Au-delà de cet aspect, je pense que, s’il est tout à fait louable d’investir dans une structure, il est encore davantage souhaitable d’investir dans le capital humain. Les conditions de travail, en particulier pour les facteurs, restent difficiles : le nombre de facteurs diminue, ce qui allonge les tournées et conduit à une plus grande pénibilité du travail et à l’abandon progressif de la mission sociale et de service aux personnes âgées ou isolées. Dans les centres de tri, les cadences augmentent également au fil des réductions d’effectifs...
On le sait, La Poste mène depuis quelques années une politique de réduction drastique de ses coûts, perdant peu à peu son statut de service public pour adopter les lois et les logiques d’une grande entreprise privée, compétitive pour affronter le marché européen et devenir leader. Car la raison de ce glissement regrettable est l’ouverture totale des services postaux européens à la concurrence au 1er janvier 2009, comme le précise les directives 97/67/CE et 2002/39/CE de la Commission européenne. Depuis plusieurs années déjà, cette ouverture à la concurrence est effective pour les colis ou les lettres de plus de 50 g, qui peuvent être confiés à des prestataires privés comme FedEx, DHL... Le dernier acte, pour La Poste, sera l’ouverture à la concurrence du marché des plis de moins de 50 g, c’est-à-dire les lettres les plus courantes que les Français envoient. On aura donc, demain, le choix entre La Poste et d’autres entreprises postales allemandes, néerlandaises. Et malheureusement, cette libéralisation ne se fera sans doute pas au profit des usagers... On peut donc craindre une diminution du service public postal.
Cette logique est déjà en marche, en particulier dans nos zones rurales, où le groupe La Poste ferme progressivement ses bureaux. Et lorsque ce n’est pas la fermeture pure et simple, il s’agit d’une démarche plus pernicieuse. Pour réduire les coûts structurels tout en maintenant globalement le nombre de « points de contact » sur le territoire, La Poste diminue les horaires d’ouverture des bureaux de poste ruraux, ce qui entraîne une baisse de la fréquentation. Statistiques à l’appui, la direction de La Poste démarche les maires en proposant de transformer ces bureaux ‘non rentables’ en agences postales communales (sous la responsabilité financière des communes) ou en « relais poste commerçant » (comme ce sera le cas en 2007 à Liesle). Cette « décentralisation » de la présence postale en milieu rural conduit à une dilution de la responsabilité du groupe La Poste car, dans quelques années, ce sont les maires qui devront éventuellement prendre la décision de fermer ces agences postales communales devenues trop coûteuses. Alors bien sûr, le groupe La Poste prétend qu’il faut adapter le réseau des bureaux de poste aux besoins actuels et futurs. Mais en milieu rural, ces bureaux jouent également un rôle social et d’aménagement du territoire, tout comme les bureaux dans les quartiers urbains qui devraient être plus nombreux pour assurer une égalité réelle d’accès au service public postal.

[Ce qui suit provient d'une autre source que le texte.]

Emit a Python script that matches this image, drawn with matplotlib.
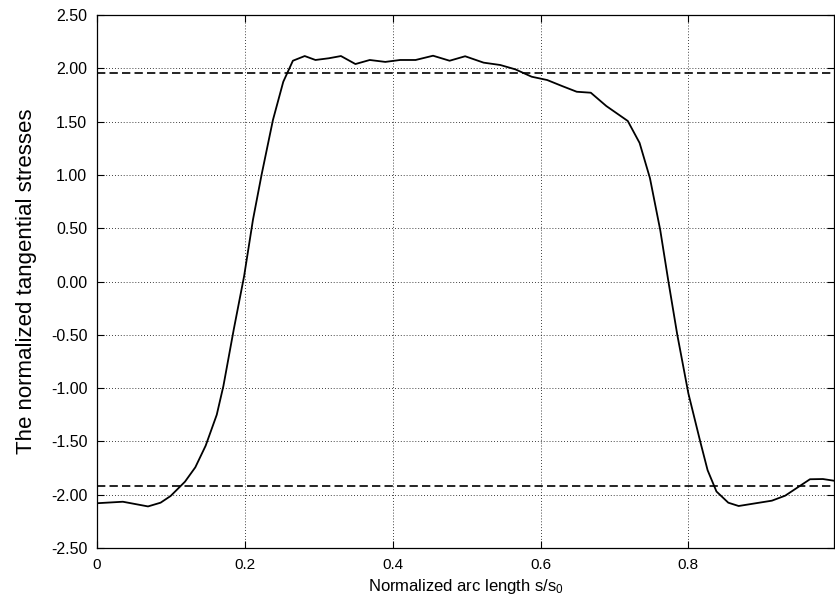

Enfin, la libéralisation voulue par la Commission européenne permettra-t-elle à la péréquation tarifaire de perdurer ? Car c’est bien cette péréquation tarifaire qui veut que aujourd’hui, où qu’il soit sur le territoire national, l’usager du service public postal paie le même tarif, même si les coûts d’acheminement sont différents. Alors en 2015, y aura-t-il des « timbres des villes » et des « timbres des champs » ?
Le nouveau slogan de La Poste scande « Et la confiance grandit... ». Il serait donc souhaitable de ne pas faire mentir cette accroche prometteuse.
Il n'y a pas si longtemps, 25 ans en fait, j'habitais Lons le Saunier et je me souviens qu'à coté des principales boites aux lettres de La Poste (à l'époque on disait PTT et c'était un service de l'état...), celle du bureau du centre ville, celle de la gare routière, celle du centre de tri et même celle de l'agence du quartier HLM de La Marjorie, il y avait une carte de France où les départements apparraissaient en couleurs différentes suivant l'heure de dépose limite de votre lettre pour qu'elle soit distribuée le landemain, au pris d'un envoi "normal".
C'était l'époque où l'on avait pas besoin de communication pour se rendre compte que le service existait et était réellement rendu.
Aujourd'hui, on vous explique à grand renfort de mailling que la réduction des horaires d'ouverture du bureau (ou de ce qu'il en reste...) est un nouveau pas de l'amélioration du service au public.
Mais ce n'est pas l'apanage de La Poste. J'ai dans mon village du bord de Loue, une banque, qui se dit rurale, et qui, au nom de cette amélioration du service rendu, a profité d'un déménagement pour transformer son agance en un lieu automatique où les employés ne manipulent plus d'argent ! Le summum du service bancaire est donc la banque sans argent !! Dorenavant, si vous voulez quelques billets (votre carte est en panne où vous n'en avez pas, ...), il vous faut, au nom de l'amélioration du service renu à la clientèle, vous rendre à 12 km de là!!
Il est d'ailleurs rigolo de voir que la banque fait maintenant plutôt de l'assurance et la poste plutôt de la banque...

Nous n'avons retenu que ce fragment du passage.